# DATA EXTRACT start

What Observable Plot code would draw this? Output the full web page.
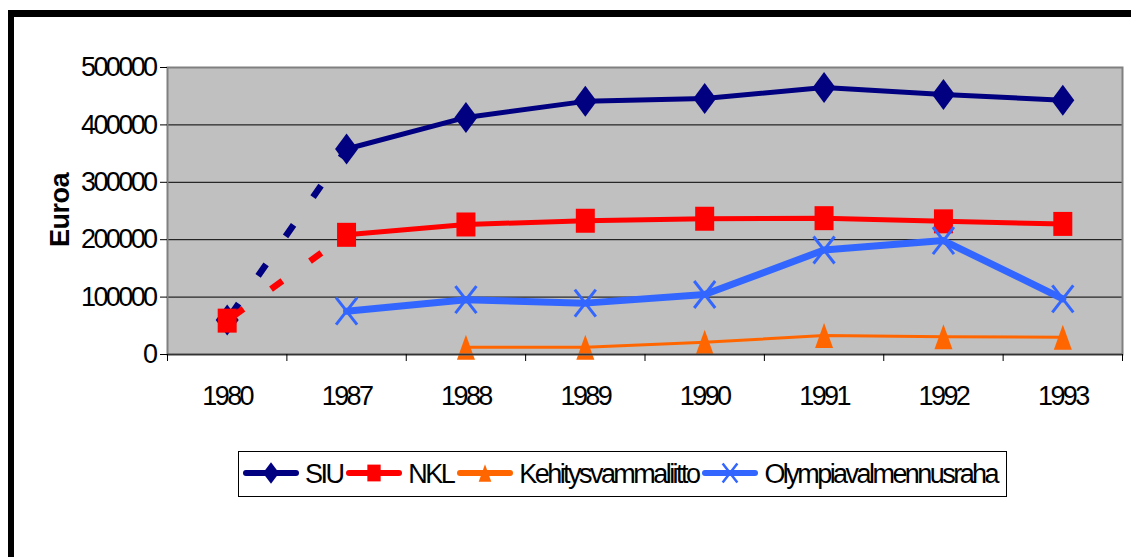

# DATA EXTRACT end
# DATA EXTRACT start

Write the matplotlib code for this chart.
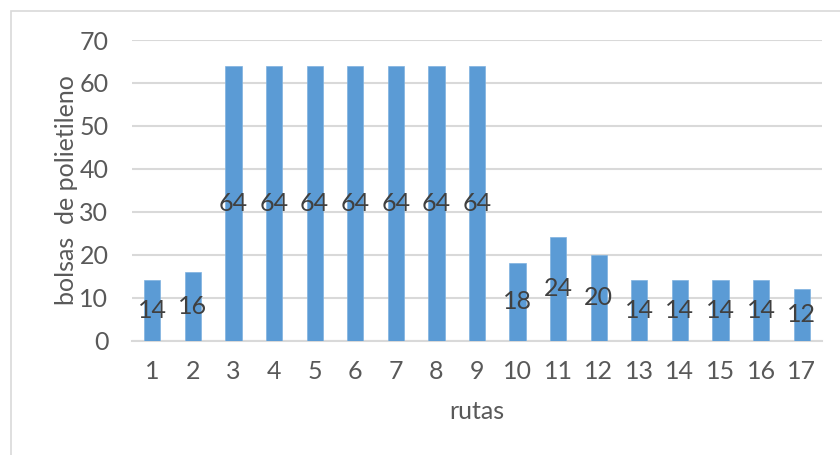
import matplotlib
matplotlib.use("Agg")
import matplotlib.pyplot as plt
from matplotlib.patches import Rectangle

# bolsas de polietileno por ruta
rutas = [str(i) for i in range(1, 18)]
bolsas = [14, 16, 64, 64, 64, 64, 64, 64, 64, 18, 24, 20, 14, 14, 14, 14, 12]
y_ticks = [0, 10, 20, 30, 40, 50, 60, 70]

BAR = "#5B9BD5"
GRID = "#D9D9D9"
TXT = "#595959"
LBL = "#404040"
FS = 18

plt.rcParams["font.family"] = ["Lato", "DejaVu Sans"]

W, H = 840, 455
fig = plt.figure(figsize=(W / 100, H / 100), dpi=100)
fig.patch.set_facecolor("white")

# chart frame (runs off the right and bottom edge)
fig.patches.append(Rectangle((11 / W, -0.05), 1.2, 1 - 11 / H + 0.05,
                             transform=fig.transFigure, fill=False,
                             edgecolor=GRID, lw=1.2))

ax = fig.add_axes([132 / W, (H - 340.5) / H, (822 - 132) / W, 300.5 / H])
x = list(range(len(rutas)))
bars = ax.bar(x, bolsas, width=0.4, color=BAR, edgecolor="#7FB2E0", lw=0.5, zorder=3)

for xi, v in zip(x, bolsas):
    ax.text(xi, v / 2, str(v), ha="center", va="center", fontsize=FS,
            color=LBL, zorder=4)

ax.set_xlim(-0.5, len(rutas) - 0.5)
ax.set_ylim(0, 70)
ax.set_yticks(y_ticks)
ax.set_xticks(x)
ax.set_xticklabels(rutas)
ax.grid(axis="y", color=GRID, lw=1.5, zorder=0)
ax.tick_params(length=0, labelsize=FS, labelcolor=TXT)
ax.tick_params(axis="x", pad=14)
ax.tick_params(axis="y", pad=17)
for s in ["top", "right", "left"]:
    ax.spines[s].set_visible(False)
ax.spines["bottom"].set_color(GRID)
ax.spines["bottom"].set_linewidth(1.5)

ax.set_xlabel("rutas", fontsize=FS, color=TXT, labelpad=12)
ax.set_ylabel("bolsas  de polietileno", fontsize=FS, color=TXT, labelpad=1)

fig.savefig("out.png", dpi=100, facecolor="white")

# DATA EXTRACT end

DESCRIPTION OF THE TASK =
Repeat only the lines running from "Write the matplotlib code for this chart." to "from matplotlib.patches import Rectangle", ends included, and leave the pictures out.

EXERCISE RESPONSE =
Write the matplotlib code for this chart.
import matplotlib
matplotlib.use("Agg")
import matplotlib.pyplot as plt
from matplotlib.patches import Rectangle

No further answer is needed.